As your business transitions from small to medium or you start to export items (especially food-items) you tend to get more and more interaction with auditors. A Lot of my work comes from the fact that people want to move from paper-based (but not auditor friendly) systems to traceability and track-ability which auditors thrive on.

Paper based systems work OK when you are small and have only yourself to account to, but paper based systems get much more manually intensive as your volumes grow and are much more liable to human errors such as forgetfulness, input error or interpretation errors.
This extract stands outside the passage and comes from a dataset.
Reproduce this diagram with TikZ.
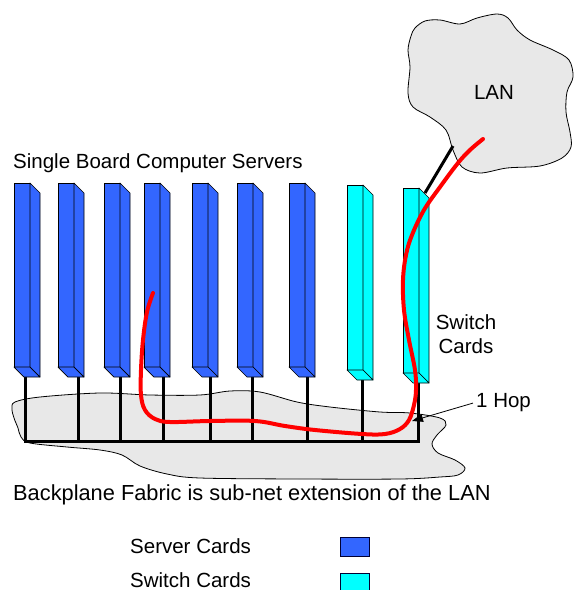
\documentclass[tikz,border=0pt]{standalone}
\usepackage{fontspec}
\setmainfont{Liberation Sans}
\usetikzlibrary{arrows.meta}
\definecolor{srv}{RGB}{51,102,255}
\definecolor{swc}{RGB}{0,255,255}
\definecolor{cloudgray}{RGB}{232,232,232}
\definecolor{hopred}{RGB}{255,0,0}
\tikzset{
  lbl/.style={font=\fontsize{20.5}{24}\selectfont, inner sep=0pt},
  biglbl/.style={font=\fontsize{21.8}{26}\selectfont, inner sep=0pt},
  cloudshape/.style={fill=cloudgray, draw=black, line width=0.8pt},
  wire/.style={line width=3pt, black},
  hoppath/.style={line width=4pt, hopred, line cap=round, line join=round},
  cardface/.style={draw=black, line width=0.7pt, line join=round},
  legendbox/.style={draw=black!80!blue, line width=0.8pt},
}
\newcommand{\drawcard}[5]{% #1 name, #2 front-left x, #3 top y, #4 front-bottom y, #5 colour
  \fill[#5, cardface] (#2,#3) rectangle (#2+16,#4);
  \fill[#5, cardface] (#2+16,#3) -- (#2+26,#3+10) -- (#2+26,#4+10) -- (#2+16,#4) -- cycle;
  \fill[#5, cardface] (#2,#4) -- (#2+16,#4) -- (#2+26,#4+10) -- (#2+10,#4+10) -- cycle;
  \coordinate (#1) at (#2+8,#3);
}
\begin{document}
\begin{tikzpicture}[x=1pt,y=-1pt]
\useasboundingbox (0,0) rectangle (574,590);

% backplane fabric cloud
\draw[cloudshape] plot[smooth cycle, tension=0.55] coordinates {
  (15,402) (40,397) (100,393) (150,395) (200,395) (230,391) (260,392)
  (297,402) (330,407) (380,412) (410,413) (440,418) (446,425) (437,435)
  (432,444) (438,453) (455,460) (465,468) (458,475) (440,477) (400,479)
  (300,479) (200,478) (167,474) (140,466) (122,455) (100,450) (67,447)
  (30,443) (21,437) (18,428) (14,418) (12,409)};

% LAN cloud
\draw[cloudshape] plot[smooth cycle, tension=0.55] coordinates {
  (415,28) (425,21) (440,20) (460,24) (477,18) (497,14) (508,18) (517,30)
  (530,40) (553,50) (569,60) (573,77) (567,92) (566,112) (570,132)
  (571,147) (562,158) (540,166) (507,168) (480,173) (462,167) (453,150)
  (446,130) (430,117) (413,107) (408,93) (410,67) (408,50) (411,36)};
\node[lbl] (lan) at (494,92) {LAN};

% stems and bus
\foreach \n/\sx/\sy in {1/25/377, 2/78/377, 3/120/377, 4/163/377, 5/210/377,
                        6/252/377, 7/307/377, 8/362/380, 9/418/383} {
  \coordinate (s\n) at (\sx,\sy);
  \coordinate (b\n) at (\sx,441);
  \draw[wire] (s\n) -- (b\n);
}
\draw[wire, line cap=rect] (b1) -- (b9);

% cards
\foreach \n/\fx/\ty/\by/\col in {1/14/183/367/srv, 2/58/183/367/srv, 3/104/183/367/srv,
   4/144/183/367/srv, 5/192/183/367/srv, 6/237/183/367/srv, 7/289/183/367/srv,
   8/347/185/370/swc, 9/403/188/373/swc} {
  \drawcard{card\n}{\fx}{\ty}{\by}{\col}
}

% link from switch card to LAN
\coordinate (uplink) at (425,193);
\coordinate (lanport) at (453,146);
\draw[wire] (uplink) -- (lanport);

% red hop path
\draw[hoppath] plot[smooth, tension=0.6] coordinates {
  (153,293) (147,312) (143,340) (141,370) (141,395) (145,410) (155,419)
  (170,422) (210,421) (255,421) (285,426) (315,430) (362,434) (385,434)
  (400,429) (409,420) (414,405) (416,390) (415,370) (409,340) (404,310)
  (403,280) (406,255) (412,235) (424,210) (440,187) (458,163) (470,150)
  (483,139)};

% labels
\node[lbl, anchor=base west] (title) at (13,168) {Single Board Computer Servers};
\node[lbl, align=center] (swlabel) at (466,334) {Switch\\Cards};
\node[lbl, anchor=base west] (hop) at (476,407) {1 Hop};
\coordinate (hoptip) at (412,421);
\draw[line width=0.8pt, -{Triangle[length=11pt,width=8pt]}] ([xshift=-3pt,yshift=-1pt]hop.west) -- (hoptip);
\node[biglbl, anchor=base west] (caption) at (13,500) {Backplane Fabric is sub-net extension of the LAN};

% legend
\node[lbl, anchor=base west] (lgsrv) at (130,553) {Server Cards};
\node[lbl, anchor=base west] (lgsw) at (130,587) {Switch Cards};
\fill[srv, legendbox] (340,537) rectangle (369,556);
\fill[swc, legendbox] (340,573) rectangle (369,590);
\end{tikzpicture}
\end{document}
Designing for auditors is something you need to do from the outset. One of the design criteria and tests of a functioning manufacturing system is whether you can go back on any stock item that was sold and trace it back to its component items following it from purchase order to receival, manufacture and dispatch. Wine systems are a good example of this where we need the ability to trace every additive and grape source through a system notoriously messy in its blending and transfers between batches.

Customers these days demand to know every process and additive. For wines there are actually few guidelines on where to draw the limit. Some systems like the one prior to Bulls-i in Indevin did not treat tank topping (filling a tank or barrel with a tiny amount of wine to allow for evaporation) as a blend and just ignored it as who cares if a 224.65 Litres is topped with 0.25 Litres. But auditors Care!
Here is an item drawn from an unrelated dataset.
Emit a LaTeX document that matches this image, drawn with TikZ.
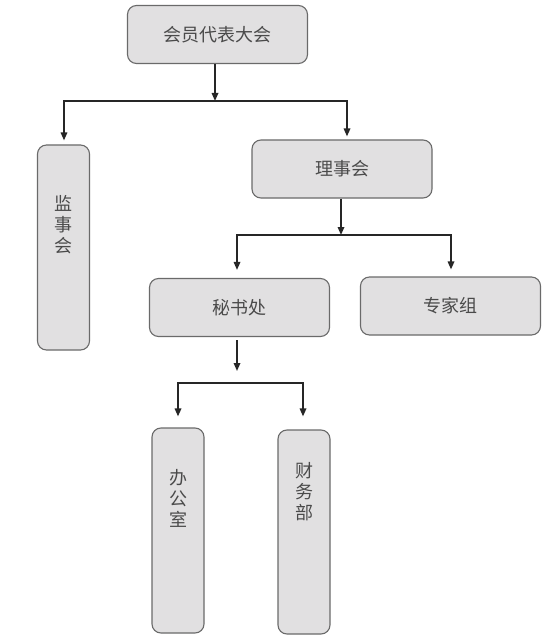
\documentclass[tikz,border=0pt]{standalone}
\usepackage{fontspec}
\newfontfamily\cjk{Noto Sans CJK SC}
\usetikzlibrary{arrows.meta}

\definecolor{boxfill}{HTML}{E1E0E1}
\definecolor{boxline}{HTML}{6A6A6A}
\definecolor{textgray}{HTML}{4A4A4A}

\tikzset{
  unit/.style={draw=boxline, fill=boxfill, rounded corners=9pt, line width=1.1pt,
    text=textgray, font=\cjk\fontsize{18}{21}\selectfont, inner sep=0pt},
  wide/.style={unit, minimum width=180pt, minimum height=58pt},
  tall/.style={unit, minimum width=52pt},
  link/.style={line width=1.6pt, draw=black!85},
  arrow/.style={link, -{Triangle[length=8pt,width=6.5pt]}},
}

\begin{document}
\begin{tikzpicture}[x=1pt, y=-1pt]

  \newcommand\vtxt[3]{\parbox[c][#2][t]{24pt}{\centering\vspace*{#1}#3}}

  \useasboundingbox (0,0) rectangle (550,639);

  %% boxes
  \node[wide] (dbdh) at (217.5,34.5) {会员代表大会};
  \node[tall] (jsh) at (63.5,247.5) {\vtxt{50pt}{205pt}{监\\事\\会}};
  \node[wide] (lsh) at (342,169) {理事会};
  \node[wide] (msc) at (239.5,307.5) {秘书处};
  \node[wide] (zjz) at (450.5,306) {专家组};
  \node[tall] (bgs) at (178,530.5) {\vtxt{41pt}{205pt}{办\\公\\室}};
  \node[tall] (cwb) at (304,532) {\vtxt{32pt}{204pt}{财\\务\\部}};

  %% level 1
  \coordinate (b1) at (215,101);
  \coordinate (b1l) at (64,101);
  \coordinate (b1r) at (347,101);
  \draw[arrow] (dbdh.south -| b1) -- (b1);
  \draw[arrow, shorten >=4pt] (b1r) -- (b1l) -- (b1l |- jsh.north); % -> jsh
  \draw[arrow, shorten >=3pt] (b1l) -- (b1r) -- (b1r |- lsh.north); % -> lsh

  %% level 2
  \coordinate (b2) at (341,235);
  \coordinate (b2l) at (237,235);
  \coordinate (b2r) at (451,235);
  \draw[arrow] (lsh.south -| b2) -- (b2);
  \draw[arrow, shorten >=8pt] (b2r) -- (b2l) -- (b2l |- msc.north); % -> msc
  \draw[arrow, shorten >=7pt] (b2l) -- (b2r) -- (b2r |- zjz.north); % -> zjz

  %% level 3
  \coordinate (b3) at (237,383);
  \coordinate (b3l) at (178,383);
  \coordinate (b3r) at (303,383);
  \draw[arrow, shorten <=3pt, shorten >=12pt] (msc.south -| b3) -- (b3);
  \draw[arrow, shorten >=11pt] (b3r) -- (b3l) -- (b3l |- bgs.north); % -> bgs
  \draw[arrow, shorten >=13pt] (b3l) -- (b3r) -- (b3r |- cwb.north); % -> cwb

\end{tikzpicture}
\end{document}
Systems like Indevin treat every litre as a prisoner, inventory reconciliation processes run monthly expect to account for every litre of wine in the winery and if not questions are asked. This is how it should be, unless you can do this you are not in control of your business processes.

The new system for the PHR/Omega Seafoods factory does not have these complicated issues as each lot no of raw mussels or clams is separated on the production line and machinery is cleaned down between each to prevent possible contamination. Nor are additives put into any of their product, in fact the ingredients are just the cooked mussels or clams in their own (succulent) juices. Now a product as wonderful as that would still not be allowed to be sold if you could not explain where every lot code came from and when it was harvested to the Auditors.

Moving from the manual paper based system to the new catch system will begin sometime next month. The desktop parts of the system are mostly written, the touch-screens and scale hardware required for operators to input production data are on order and the program/HMI parts being tested. (Pictures and code soon) One thing is for certain it will be auditor friendly.

Of course, in October is the date the auditors want changes to the way Indevin records its user development which means changing to the job orders and operations touch screens and mobile units in the winery.

“Bloody Auditors!” a pain in the arse but totally necessary.